Hoy, les voy a platicar del Remolino, Coahuila.
Sí, una joyita de pueblo, ejido o congregación de esas que el tiempo parece haber dejado olvidadas en la región de Zaragoza, pero que aún guarda, como en cofres antiguos, costumbres, paisajes y una historia familiar que no se borra con nada.
Es el lugar donde nació mi madre.
El lugar donde los nogales se mecen con ese viento que baja encañonado entre los cerros, y donde las tardes se disfrutan con la melodía tranquila del río San Rodrigo, que pasa ahí al ladito, como si saludara en su camino.
Un lugar donde todavía se puede platicar en las calles, bajo la sombra de los árboles, o descansar con los pies en el agua fría y cristalina de la Atarjea, mientras los álamos murmuran recuerdos con cada ráfaga.
La localidad de El Remolino está en el municipio de Zaragoza, Coahuila. Pocos habitantes lo cuidan, lo habitan, lo viven.
Se llega por la carretera 29, entre Zaragoza y Acuña. Las señales ahí están, como tímidas invitaciones a descubrir lo que ya pocos conocen. De Piedras Negras llegas saliendo por el camino a Las Tinajas. No tiene pierde. En media hora estás ahí.
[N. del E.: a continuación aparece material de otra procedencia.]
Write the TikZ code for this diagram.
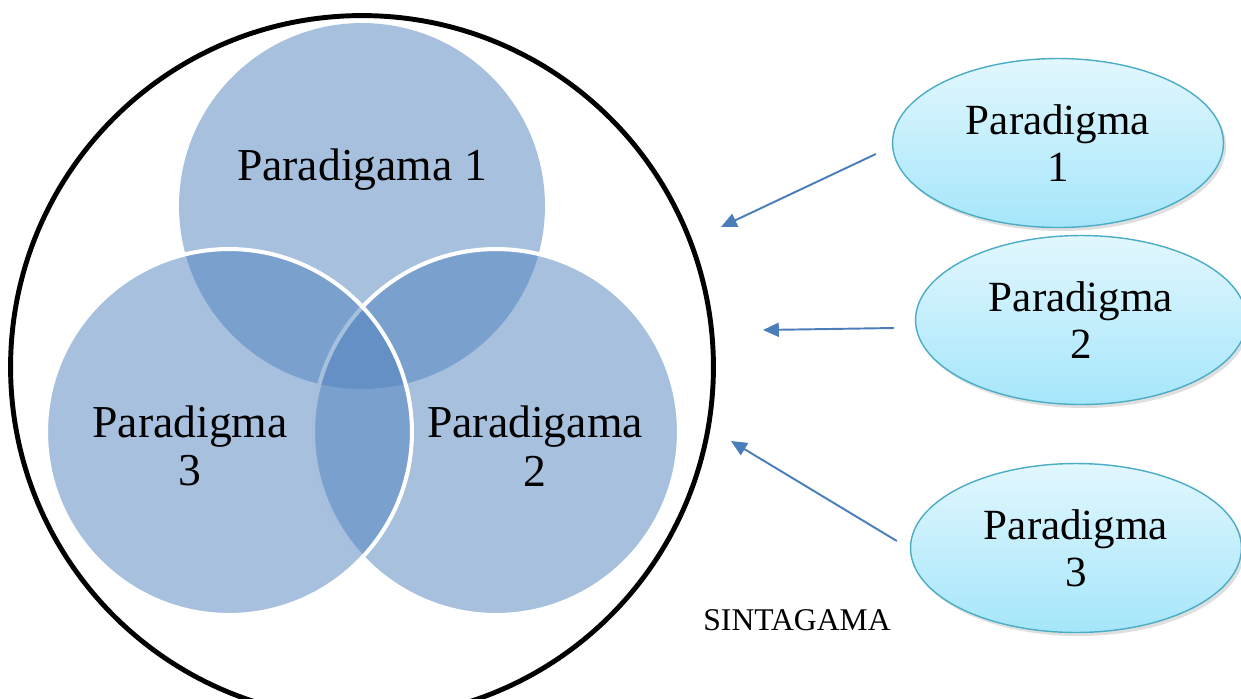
\documentclass[tikz,border=0pt]{standalone}
\usepackage{fontspec}
\setmainfont{Liberation Serif}
\usetikzlibrary{arrows.meta,shadows,shapes.geometric}
\definecolor{vennblue}{HTML}{4F81BD}
\definecolor{arrowblue}{HTML}{4A7EBB}
\definecolor{rimcyan}{HTML}{4BACC6}
\definecolor{topcyan}{HTML}{E2F7FE}
\definecolor{botcyan}{HTML}{A5E6FA}

\begin{document}
\begin{tikzpicture}[x=0.02cm,y=-0.02cm,
    set/.style={circle,inner sep=0,minimum size=7.32cm,fill=vennblue,fill opacity=0.5},
    lbl/.style={font=\fontsize{26}{27.5}\selectfont,align=center},
    par/.style={ellipse,draw=rimcyan,line width=0.8pt,top color=topcyan,bottom color=botcyan,
      minimum width=6.62cm,minimum height=3.38cm,inner sep=0,
      drop shadow={shadow xshift=1.5pt,shadow yshift=-2pt,opacity=0.25},
      font=\fontsize{24.5}{27}\selectfont,align=center},
    arr/.style={arrowblue,line width=1.1pt,-{Triangle[length=9pt,width=8pt]}}]
      \useasboundingbox (0,0) rectangle (1241,698);
      \node[circle,draw,line width=2.8pt,inner sep=0,minimum size=14.06cm] (sint) at (362,367) {};
      % the three sets
      \node[set] (p1) at (362,206) {};
      \node[set,draw=white,line width=2.3pt] (p2) at (496,432) {};
      \node[set,draw=white,line width=2.3pt] (p3) at (229,432) {};
      \node[lbl] (l1) at (362,170) {Paradigama 1};
      \node[lbl] (l2) at (535,446) {Paradigama\\2};
      \node[lbl] (l3) at (190,446) {Paradigma\\3};
      \node[font=\fontsize{18}{20}\selectfont] (name) at (797,620) {SINTAGAMA};
      \foreach \i/\x/\y in {1/1058/143,2/1081/320,3/1076/548}
        \node[par] (e\i) at (\x,\y) {Paradigma\\\i};
      \coordinate (t1) at (721,227);
      \coordinate (t2) at (763,330);
      \coordinate (t3) at (731,441);
      \draw[arr] ([shift={(-16,11)}]e1.west) -- (t1);
      \draw[arr] ([shift={(-21,8)}]e2.west) -- (t2);
      \draw[arr] ([shift={(-13,-7)}]e3.west) -- (t3);
\end{tikzpicture}
\end{document}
La verdad, son pocas las veces que he visitado el pueblo… pero con las historias que platican mi mamá y mis tíos, me basta. Me sobra. Porque esas historias, como semillas, crecieron en mí la sensación de pertenecer a ese lugar sin haberlo pisado del todo.
No es un destino turístico, ni falta que le hace.
Es el lugar donde mi familia materna llenó de risas y juegos el aire cálido de la infancia.
Es el pueblo al que mi abuelo volvía cada semana a ver sus vacas, y al que parecía añorar como si estuviera a mil kilómetros, aunque apenas se hubiera ido hace unas horas.
No encontrarán museos ni restaurantes, ni bares con pantallas de plasma.
Pero sí encontrarán gente que todavía ve a los ojos, que saluda como si te conociera desde siempre.
No hay clima extraordinario, pero el sol ahí no quema: abraza. Y los paisajes, tercos, siguen ahí, como queriendo recordarte lo que ya no se ve en otros lados.
No hay mucha gente, pero la que queda te atiende como si fueras de la familia.
Fue la necesidad de un futuro mejor para sus hijos lo que motivó a mi abuelita a convencer a mi abuelo de dejar El Remolino.
Él, por nada del mundo, se hubiera ido. Para él, el ruido de la ciudad era peligroso, y el amparo del pueblo, con su familia y sus costumbres, era su escudo.
Pero con esos ojos hermosos que tenía mi abuelita… lo convenció.
No podía negarle nada.
Y menos cuando se lo pedía con esa mirada.
No se equivocó. Nunca se equivocaba mi abuelita.
De niño, sin conocerlo, El Remolino me fascinaba.
Me cautivaban las historias que contaban mi mamá, mi abuela y mis tías alrededor de la mesa.
Con una memoria casi mágica, hablaban de personas, calles y momentos como si hubieran regresado por un rato.
Reían, se emocionaban, y dibujaban con palabras esos pasajes de una vida sencilla pero plena.
Yo escuchaba en silencio, con esa envidia inocente de quien todavía dependía de que sus papás dijeran “sí, vamos”.
Me juraba a mí mismo que de grande viviría ahí.
Ya un poco mayor, fui de pesca al río San Rodrigo con mis tíos.
Y sí, los paisajes eran tal como los contaban: una belleza callada, intacta.
Hace unos días fui. Ahi estan las fotos. Es una maravilla.
Pronto volveré, me lo prometo… otra vez.